> **Task to complete**
Write out the listing below in full and exactly, leaving out every picture.

──────── Supplied material

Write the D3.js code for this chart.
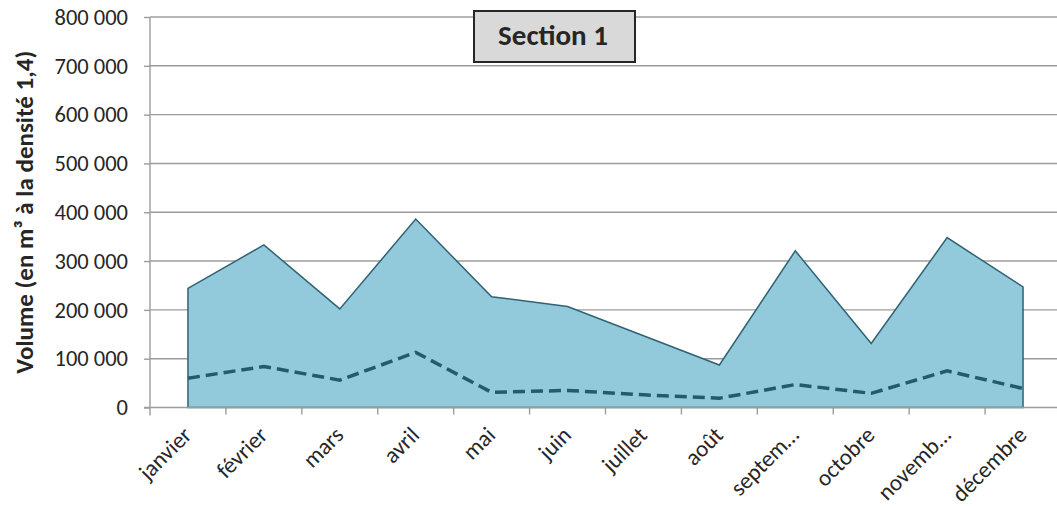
<!DOCTYPE html>
<html>
<head>
<meta charset="utf-8">
<script src="https://cdn.jsdelivr.net/npm/d3@7"></script>
<style>
  html, body { margin: 0; padding: 0; background: #fff; }
  svg { display: block; font-family: Carlito, Calibri, Lato, sans-serif; }
</style>
</head>
<body>
<svg id="chart" width="1057" height="507"></svg>
<script>
// Monthly categories
const months = ["janvier", "février", "mars", "avril", "mai", "juin", "juillet", "août", "septembre", "octobre", "novembre", "décembre"];
// Labels as displayed on the category axis
const monthLabels = ["janvier", "février", "mars", "avril", "mai", "juin", "juillet", "août", "septem…", "octobre", "novemb…", "décembre"];
// Total volume (area series)
const volumeTotal = [244000, 333000, 202000, 386000, 227000, 207000, 147000, 87000, 321000, 131000, 348000, 247000];
// Secondary volume (dashed line series)
const volumeSecondary = [60000, 84000, 56000, 113000, 31000, 35000, 26000, 19000, 47000, 29000, 75000, 39000];
// Value axis ticks
const yTicks = [0, 100000, 200000, 300000, 400000, 500000, 600000, 700000, 800000];

const svg = d3.select("#chart");
const plotLeft = 150, plotRight = 1061, plotTop = 17, plotBottom = 407.5;
const fontStack = "Carlito, Calibri, Lato, sans-serif";
const gridColor = "#9c9c9c";
const textColor = "#262626";

const x = d3.scaleBand().domain(months).range([plotLeft, plotRight]).paddingInner(0).paddingOuter(0);
const y = d3.scaleLinear().domain([0, 800000]).range([plotBottom, plotTop]);
const cx = d => x(d) + x.bandwidth() / 2;

const fr = d3.formatLocale({ decimal: ",", thousands: "\u00a0", grouping: [3], currency: ["", " €"] });
const fmt = fr.format(",");

// Horizontal gridlines
svg.append("g")
  .selectAll("line")
  .data(yTicks.filter(v => v > 0))
  .join("line")
  .attr("x1", plotLeft).attr("x2", plotRight)
  .attr("y1", d => y(d)).attr("y2", d => y(d))
  .attr("stroke", gridColor).attr("stroke-width", 1.4);

const data = months.map((m, i) => ({ m, total: volumeTotal[i], sec: volumeSecondary[i] }));

// Area series
svg.append("path")
  .datum(data)
  .attr("d", d3.area().x(d => cx(d.m)).y0(y(0)).y1(d => y(d.total)))
  .attr("fill", "#92cadb")
  .attr("stroke", "#2f6373")
  .attr("stroke-width", 1.5)
  .attr("stroke-linejoin", "miter");

// Dashed line series
svg.append("path")
  .datum(data)
  .attr("d", d3.line().x(d => cx(d.m)).y(d => y(d.sec)))
  .attr("fill", "none")
  .attr("stroke", "#235b6b")
  .attr("stroke-width", 3.5)
  .attr("stroke-dasharray", "12,6");

// Value axis
const yAxis = svg.append("g")
  .attr("transform", `translate(${plotLeft},0)`)
  .call(d3.axisLeft(y).tickValues(yTicks).tickFormat(fmt).tickSize(6).tickPadding(16));
yAxis.select(".domain").attr("d", `M0,${plotTop}V${plotBottom + 8}`).attr("stroke", gridColor).attr("stroke-width", 1.4);
yAxis.selectAll(".tick line").attr("stroke", gridColor).attr("stroke-width", 1.4);
yAxis.selectAll(".tick text").attr("font-size", 22.5).attr("fill", textColor).attr("font-family", fontStack);

// Category axis
const xAxis = svg.append("g")
  .attr("transform", `translate(0,${plotBottom})`)
  .call(d3.axisBottom(x).tickSize(0).tickFormat((d, i) => monthLabels[i]));
xAxis.select(".domain").attr("d", `M${plotLeft - 6},0H${plotRight}`).attr("stroke", gridColor).attr("stroke-width", 1.4);
xAxis.selectAll(".tick text")
  .attr("font-size", 23)
  .attr("fill", textColor)
  .attr("font-family", fontStack)
  .attr("text-anchor", "end")
  .attr("dy", null)
  .attr("y", 0)
  .attr("transform", "translate(5,29) rotate(-45)");

// Tick marks between categories
svg.append("g")
  .selectAll("line")
  .data(months.slice(1))
  .join("line")
  .attr("x1", d => x(d)).attr("x2", d => x(d))
  .attr("y1", plotBottom).attr("y2", plotBottom + 7)
  .attr("stroke", gridColor).attr("stroke-width", 1.4);

// Value axis title
svg.append("text")
  .attr("transform", `translate(33,${(plotTop + plotBottom) / 2}) rotate(-90)`)
  .attr("text-anchor", "middle")
  .attr("font-size", 25)
  .attr("font-weight", "bold")
  .attr("fill", textColor)
  .text("Volume (en m³ à la densité 1,4)");

// Title box
const tb = svg.append("g");
tb.append("rect")
  .attr("x", 474).attr("y", 11).attr("width", 161).attr("height", 51)
  .attr("fill", "#d9d9d9").attr("stroke", textColor).attr("stroke-width", 2);
tb.append("text")
  .attr("x", 553).attr("y", 45)
  .attr("text-anchor", "middle")
  .attr("font-size", 29)
  .attr("font-weight", "bold")
  .attr("fill", textColor)
  .text("Section 1");
</script>
</body>
</html>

────────────────

> **Problem solution**
Write the D3.js code for this chart.
<!DOCTYPE html>
<html>
<head>
<meta charset="utf-8">
<script src="https://cdn.jsdelivr.net/npm/d3@7"></script>
<style>
  html, body { margin: 0; padding: 0; background: #fff; }
  svg { display: block; font-family: Carlito, Calibri, Lato, sans-serif; }
</style>
</head>
<body>
<svg id="chart" width="1057" height="507"></svg>
<script>
// Monthly categories
const months = ["janvier", "février", "mars", "avril", "mai", "juin", "juillet", "août", "septembre", "octobre", "novembre", "décembre"];
// Labels as displayed on the category axis
const monthLabels = ["janvier", "février", "mars", "avril", "mai", "juin", "juillet", "août", "septem…", "octobre", "novemb…", "décembre"];
// Total volume (area series)
const volumeTotal = [244000, 333000, 202000, 386000, 227000, 207000, 147000, 87000, 321000, 131000, 348000, 247000];
// Secondary volume (dashed line series)
const volumeSecondary = [60000, 84000, 56000, 113000, 31000, 35000, 26000, 19000, 47000, 29000, 75000, 39000];
// Value axis ticks
const yTicks = [0, 100000, 200000, 300000, 400000, 500000, 600000, 700000, 800000];

const svg = d3.select("#chart");
const plotLeft = 150, plotRight = 1061, plotTop = 17, plotBottom = 407.5;
const fontStack = "Carlito, Calibri, Lato, sans-serif";
const gridColor = "#9c9c9c";
const textColor = "#262626";

const x = d3.scaleBand().domain(months).range([plotLeft, plotRight]).paddingInner(0).paddingOuter(0);
const y = d3.scaleLinear().domain([0, 800000]).range([plotBottom, plotTop]);
const cx = d => x(d) + x.bandwidth() / 2;

const fr = d3.formatLocale({ decimal: ",", thousands: "\u00a0", grouping: [3], currency: ["", " €"] });
const fmt = fr.format(",");

// Horizontal gridlines
svg.append("g")
  .selectAll("line")
  .data(yTicks.filter(v => v > 0))
  .join("line")
  .attr("x1", plotLeft).attr("x2", plotRight)
  .attr("y1", d => y(d)).attr("y2", d => y(d))
  .attr("stroke", gridColor).attr("stroke-width", 1.4);

const data = months.map((m, i) => ({ m, total: volumeTotal[i], sec: volumeSecondary[i] }));

// Area series
svg.append("path")
  .datum(data)
  .attr("d", d3.area().x(d => cx(d.m)).y0(y(0)).y1(d => y(d.total)))
  .attr("fill", "#92cadb")
  .attr("stroke", "#2f6373")
  .attr("stroke-width", 1.5)
  .attr("stroke-linejoin", "miter");

// Dashed line series
svg.append("path")
  .datum(data)
  .attr("d", d3.line().x(d => cx(d.m)).y(d => y(d.sec)))
  .attr("fill", "none")
  .attr("stroke", "#235b6b")
  .attr("stroke-width", 3.5)
  .attr("stroke-dasharray", "12,6");

// Value axis
const yAxis = svg.append("g")
  .attr("transform", `translate(${plotLeft},0)`)
  .call(d3.axisLeft(y).tickValues(yTicks).tickFormat(fmt).tickSize(6).tickPadding(16));
yAxis.select(".domain").attr("d", `M0,${plotTop}V${plotBottom + 8}`).attr("stroke", gridColor).attr("stroke-width", 1.4);
yAxis.selectAll(".tick line").attr("stroke", gridColor).attr("stroke-width", 1.4);
yAxis.selectAll(".tick text").attr("font-size", 22.5).attr("fill", textColor).attr("font-family", fontStack);

// Category axis
const xAxis = svg.append("g")
  .attr("transform", `translate(0,${plotBottom})`)
  .call(d3.axisBottom(x).tickSize(0).tickFormat((d, i) => monthLabels[i]));
xAxis.select(".domain").attr("d", `M${plotLeft - 6},0H${plotRight}`).attr("stroke", gridColor).attr("stroke-width", 1.4);
xAxis.selectAll(".tick text")
  .attr("font-size", 23)
  .attr("fill", textColor)
  .attr("font-family", fontStack)
  .attr("text-anchor", "end")
  .attr("dy", null)
  .attr("y", 0)
  .attr("transform", "translate(5,29) rotate(-45)");

// Tick marks between categories
svg.append("g")
  .selectAll("line")
  .data(months.slice(1))
  .join("line")
  .attr("x1", d => x(d)).attr("x2", d => x(d))
  .attr("y1", plotBottom).attr("y2", plotBottom + 7)
  .attr("stroke", gridColor).attr("stroke-width", 1.4);

// Value axis title
svg.append("text")
  .attr("transform", `translate(33,${(plotTop + plotBottom) / 2}) rotate(-90)`)
  .attr("text-anchor", "middle")
  .attr("font-size", 25)
  .attr("font-weight", "bold")
  .attr("fill", textColor)
  .text("Volume (en m³ à la densité 1,4)");

// Title box
const tb = svg.append("g");
tb.append("rect")
  .attr("x", 474).attr("y", 11).attr("width", 161).attr("height", 51)
  .attr("fill", "#d9d9d9").attr("stroke", textColor).attr("stroke-width", 2);
tb.append("text")
  .attr("x", 553).attr("y", 45)
  .attr("text-anchor", "middle")
  .attr("font-size", 29)
  .attr("font-weight", "bold")
  .attr("fill", textColor)
  .text("Section 1");
</script>
</body>
</html>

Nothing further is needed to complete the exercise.